MTA moving forward on two-year anniversary of start of pandemic in New York

March 18, 2022
NYCT set a post-Omicron wave record March 10, carrying 4.8 million riders on subways and buses for the first time since Dec. 10, 2021.

The Metropolitan Transportation Authority (MTA) marked the two-year anniversary of when COVID-19 arrived in New York with an event at Grand Central Terminal.  

At the event, the MTA recognized the heroic frontline workers who helped make the region’s resurgence possible and looked forward to the city’s return, as the authority welcomes riders back led by the rollout of new fare pilots and initiatives to give riders the best deal to travel. On March 10, subways and buses carried 4.8 million riders, setting a single-day record since before the Omicron wave. 

“We would not have been able to reach this milestone without the heroic frontline workers who kept the city moving during the worst days of the pandemic,” said MTA Chair and CEO Janno Lieber. “Now in order to encourage more riders to come back—and to support the city’s economic revival—we are providing a range of new fare discounts and options and remain committed to delivering reliable service and a safe, comfortable environment.”  

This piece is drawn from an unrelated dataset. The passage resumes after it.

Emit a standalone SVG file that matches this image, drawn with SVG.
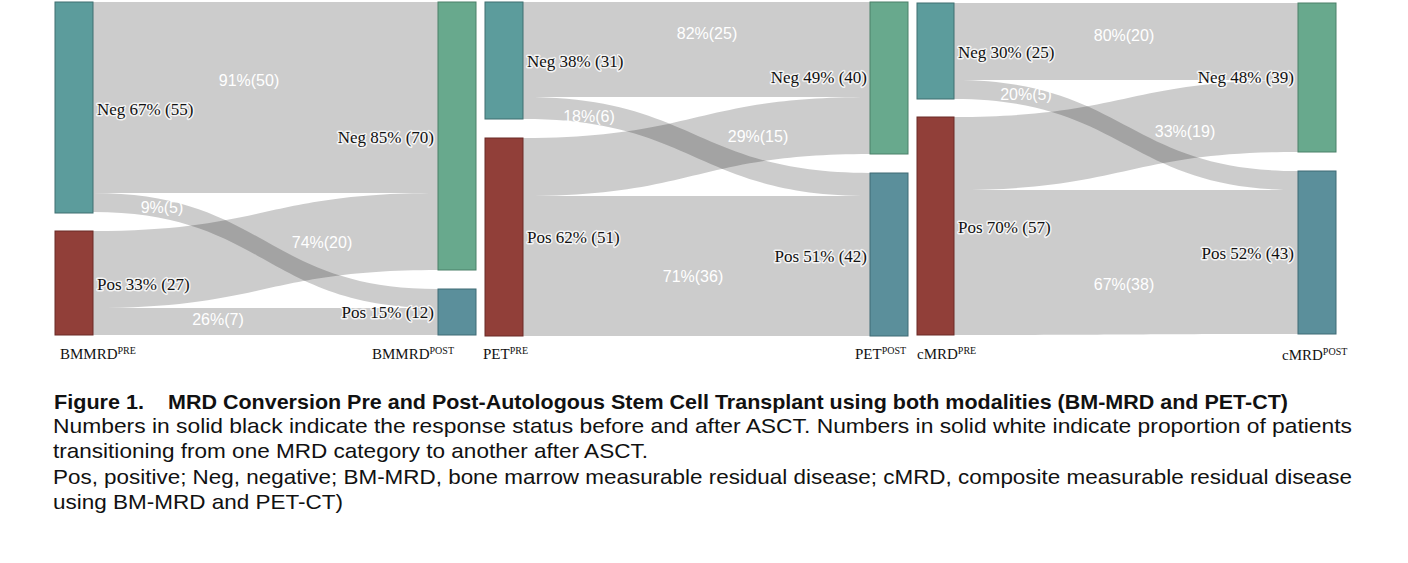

“Almost overnight, the pandemic changed the way that our core commutation ridership worked and made use of our system,” said Metro-North President and LIRR Interim President Catherine Rinaldi. “By listening to customers and studying travel patterns, Metro-North and LIRR rolled out new fare products that better fit new commuting patterns associated with hybrid work schedules and that make it more affordable for our customers within the city of New York to travel to other city stations during off-peak hours, when we have extra capacity.”  

Dating back to last Tuesday, subway ridership has surpassed the three million mark every weekday. The increase in ridership comes as major companies begin to bring back employees to the office and follows a series of fare pilot programs designed to make fares more affordable and more flexible, including a cap on weekly subway and bus fares through the authority's contactless payment system, OMNY, with the “Lucky 13” feature. Starting with the 13th ride of each week, every additional ride on subways or buses is free for the rest of that week. In the first two weeks of the initiative, 76,000 customers hit at least 13 rides.  

To encourage commuter railroad customers to return, the authority introduced fare discount packages, including the debut of a new 20-trip ticket to reflect hybrid work schedules. The 20 trip offers riders 20 percent off comparable 20-peak one-way fares when purchased through MTA eTix or at a ticket window and are valid for 60 days. Since the rollout, more than 473,000 rides have been purchased with 20-trip tickets.  

“The MTA has been a critical partner for us in attracting top talent for the tech industry and helps our employees get into the office, which we consider important in keeping our community together,” said Kia Floyd, director of U.S. public policy, East, Meta. “We know that New York is unparalleled as far as its community, its diversity and its vibrancy, and we are ready to dig right back in to building and pushing forward the resiliency that we as New Yorkers always had.” 

“We have tens of thousands of employees here in New York City and I want to be very clear, New York is back, and we are back; and we also never left,” said JPMorgan Chase Head of Consumer Banking Network Expansion Racquel Oden. “I think what's going to be critically important, as we think about the importance of how we continue to move not only this economy together, is how we stay New York strong. I've taken the Long Island Rail Road for almost three decades, and I'm an avid rider and supporter and will continue to be. So, I say thank you to the MTA, because you allowed me to get to work each day.” 

Prior to the pandemic, average weekday ridership totals routinely exceeded 5.5 million in the subway system. That figure fell by 95 percent to a low of roughly 300,000 daily trips in April 2020 as the number of COVID-19 cases peaked in the New York City metropolitan area. MTA employees continued to provide service for the frontline healthcare professionals and other essential workers who needed to get to work during some of the most difficult days in New York City history.